RAW DATA:

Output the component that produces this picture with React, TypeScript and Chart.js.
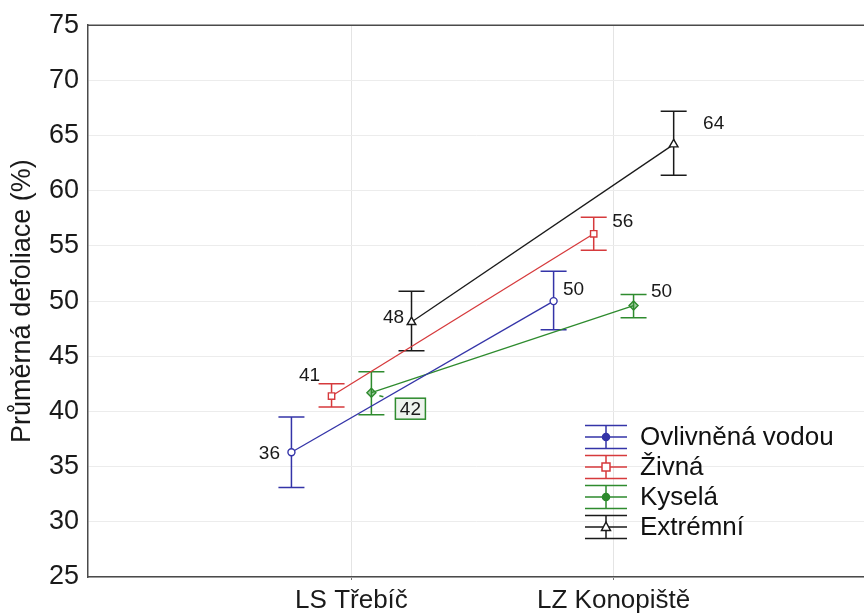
import React, { useEffect, useRef } from "react";
import { Chart, registerables } from "chart.js";

Chart.register(...registerables);

// Sites on the x axis
const sites = ["LS Třebíč", "LZ Konopiště"];

// Site types (series)
const seriesNames = ["Ovlivněná vodou", "Živná", "Kyselá", "Extrémní"];

// Mean defoliation per site, with confidence interval bounds
const meanOvlivnena = [36.3, 50.0];
const lowOvlivnena = [33.1, 47.4];
const highOvlivnena = [39.5, 52.7];

const meanZivna = [41.4, 56.1];
const lowZivna = [40.4, 54.6];
const highZivna = [42.5, 57.6];

const meanKysela = [41.7, 49.6];
const lowKysela = [39.7, 48.5];
const highKysela = [43.6, 50.6];

const meanExtremni = [48.1, 64.2];
const lowExtremni = [45.5, 61.4];
const highExtremni = [50.9, 67.2];

// Y axis range and step
const yMin = 25;
const yMax = 75;
const yStep = 5;

const FONT = "'Liberation Sans', Arial, Helvetica, sans-serif";

// Visual style per series
const styles = [
  { color: "#3434a8", point: "circle", radius: 3.5, fill: "#ffffff", dodge: -0.229 },
  { color: "#d63a3c", point: "rect", radius: 4.5, fill: "#ffffff", dodge: -0.076 },
  { color: "#2e8b2e", point: "rectRot", radius: 4.5, fill: "rgba(46,139,46,0.45)", dodge: 0.076 },
  { color: "#1a1a1a", point: "triangle", radius: 5, fill: "#ffffff", dodge: 0.229 },
];

// Value-label placement (pixel offsets from each point) per series and site
const labelOffsets = [
  [[-22, 0], [20, -12]],
  [[-22, -21], [29, -13]],
  [[39, 16], [28, -15]],
  [[-18, -5], [40, -22]],
];
const boxedLabel = [[false, false], [false, false], [true, false], [false, false]];

const means = [meanOvlivnena, meanZivna, meanKysela, meanExtremni];
const lows = [lowOvlivnena, lowZivna, lowKysela, lowExtremni];
const highs = [highOvlivnena, highZivna, highKysela, highExtremni];

const errorBarPlugin = {
  id: "errorBars",
  beforeDatasetsDraw(chart: any) {
    const { ctx, scales } = chart;
    const xs = scales.x;
    const ys = scales.y;
    ctx.save();
    means.forEach((m, si) => {
      const st = styles[si];
      m.forEach((_, i) => {
        const px = xs.getPixelForValue(i + 1 + st.dodge);
        const top = ys.getPixelForValue(highs[si][i]);
        const bot = ys.getPixelForValue(lows[si][i]);
        ctx.strokeStyle = st.color;
        ctx.lineWidth = 1.5;
        ctx.beginPath();
        ctx.moveTo(px, top);
        ctx.lineTo(px, bot);
        ctx.moveTo(px - 13, top);
        ctx.lineTo(px + 13, top);
        ctx.moveTo(px - 13, bot);
        ctx.lineTo(px + 13, bot);
        ctx.stroke();
      });
    });
    ctx.restore();
  },
  afterDatasetsDraw(chart: any) {
    const { ctx, scales, chartArea } = chart;
    const xs = scales.x;
    const ys = scales.y;
    ctx.save();
    // top frame line
    ctx.strokeStyle = "#4a4a4a";
    ctx.lineWidth = 1.5;
    ctx.beginPath();
    ctx.moveTo(chartArea.left, chartArea.top);
    ctx.lineTo(chartArea.right, chartArea.top);
    ctx.stroke();

    // value labels
    ctx.font = `19px ${FONT}`;
    ctx.textAlign = "center";
    ctx.textBaseline = "middle";
    means.forEach((m, si) => {
      const st = styles[si];
      m.forEach((v, i) => {
        const px = xs.getPixelForValue(i + 1 + st.dodge);
        const py = ys.getPixelForValue(v);
        const [dx, dy] = labelOffsets[si][i];
        const tx = px + dx;
        const ty = py + dy;
        const txt = String(Math.round(v));
        if (boxedLabel[si][i]) {
          ctx.strokeStyle = st.color;
          ctx.lineWidth = 1.5;
          ctx.beginPath();
          ctx.moveTo(px + 8, py + 3);
          ctx.lineTo(px + 12, py + 4);
          ctx.stroke();
          ctx.fillStyle = "#eef3ee";
          ctx.fillRect(tx - 15, ty - 10.5, 30, 21);
          ctx.strokeRect(tx - 15, ty - 10.5, 30, 21);
        }
        ctx.fillStyle = "#1a1a1a";
        ctx.fillText(txt, tx, ty + 1);
      });
    });

    // legend
    const lx = 606;
    const rows = [437, 467, 497, 527];
    seriesNames.forEach((name, si) => {
      const st = styles[si];
      const cy = rows[si];
      ctx.strokeStyle = st.color;
      ctx.lineWidth = 1.5;
      ctx.beginPath();
      for (const dy of [-11.5, 0, 11.5]) {
        ctx.moveTo(lx - 21, cy + dy);
        ctx.lineTo(lx + 21, cy + dy);
      }
      ctx.moveTo(lx, cy - 11.5);
      ctx.lineTo(lx, cy + 11.5);
      ctx.stroke();
      ctx.fillStyle = si === 2 ? st.color : si === 0 ? "#3434a8" : "#ffffff";
      ctx.beginPath();
      if (si === 0 || si === 2) {
        ctx.arc(lx, cy, 3.5, 0, Math.PI * 2);
      } else if (si === 1) {
        ctx.rect(lx - 4, cy - 4, 8, 8);
      } else {
        ctx.moveTo(lx, cy - 5);
        ctx.lineTo(lx + 4.5, cy + 3.5);
        ctx.lineTo(lx - 4.5, cy + 3.5);
        ctx.closePath();
      }
      ctx.fill();
      ctx.stroke();
      ctx.fillStyle = "#111111";
      ctx.font = `26px ${FONT}`;
      ctx.textAlign = "left";
      ctx.textBaseline = "middle";
      ctx.fillText(name, 640, cy + 1);
    });
    ctx.restore();
  },
};

export default function App() {
  const canvasRef = useRef<HTMLCanvasElement | null>(null);

  useEffect(() => {
    if (!canvasRef.current) return;
    document.body.style.margin = "0";
    document.body.style.overflow = "hidden";
    const datasets = seriesNames.map((name, si) => {
      const st = styles[si];
      return {
        label: name,
        data: means[si].map((v, i) => ({ x: i + 1 + st.dodge, y: v })),
        showLine: true,
        borderColor: st.color,
        borderWidth: 1.3,
        pointStyle: st.point,
        pointRadius: st.radius,
        pointBorderWidth: 1.4,
        pointBackgroundColor: st.fill,
        pointBorderColor: st.color,
        fill: false,
      };
    });

    const chart = new Chart(canvasRef.current, {
      type: "scatter",
      data: { datasets: datasets as any },
      plugins: [errorBarPlugin],
      options: {
        animation: false,
        responsive: false,
        layout: { autoPadding: false, padding: { top: 25, left: 0, right: 0, bottom: 0 } },
        plugins: {
          legend: { display: false },
          tooltip: { enabled: false },
        },
        scales: {
          x: {
            type: "linear",
            min: -0.005,
            max: 2.955,
            afterBuildTicks: (axis: any) => {
              axis.ticks = sites.map((_, i) => ({ value: i + 1 }));
            },
            afterFit: (axis: any) => {
              axis.height = 36;
              axis.paddingLeft = 0;
              axis.paddingRight = 0;
            },
            ticks: {
              callback: (v: any) => sites[Number(v) - 1] ?? "",
              font: { family: FONT, size: 26 },
              color: "#1a1a1a",
              padding: 5,
              maxRotation: 0,
              autoSkip: false,
            },
            grid: {
              color: "#e4e4e4",
              lineWidth: 1,
              tickLength: 3,
              tickColor: "#777777",
            },
            border: { color: "#4a4a4a", width: 1.5 },
          },
          y: {
            min: yMin,
            max: yMax,
            afterFit: (axis: any) => {
              axis.width = 88;
            },
            ticks: {
              stepSize: yStep,
              font: { family: FONT, size: 27 },
              color: "#1a1a1a",
              padding: 9,
            },
            grid: { color: "#ececec", lineWidth: 1, drawTicks: false },
            border: { color: "#4a4a4a", width: 1.5 },
            title: {
              display: true,
              text: "Průměrná defoliace (%)",
              font: { family: FONT, size: 27 },
              color: "#1a1a1a",
              padding: { top: 6, bottom: 0 },
            },
          },
        },
      } as any,
    });
    return () => chart.destroy();
  }, []);

  return (
    <div
      style={{
        position: "absolute",
        left: 0,
        top: 0,
        width: 864,
        height: 613,
        overflow: "hidden",
        background: "#ffffff",
      }}
    >
      <canvas ref={canvasRef} width={864} height={613} style={{ display: "block" }} />
    </div>
  );
}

TO DO: Pick each line holding the word "with" out of the listing.

ANSWER TO THIS PROBLEM:
Output the component that produces this picture with React, TypeScript and Chart.js.
// Mean defoliation per site, with confidence interval bounds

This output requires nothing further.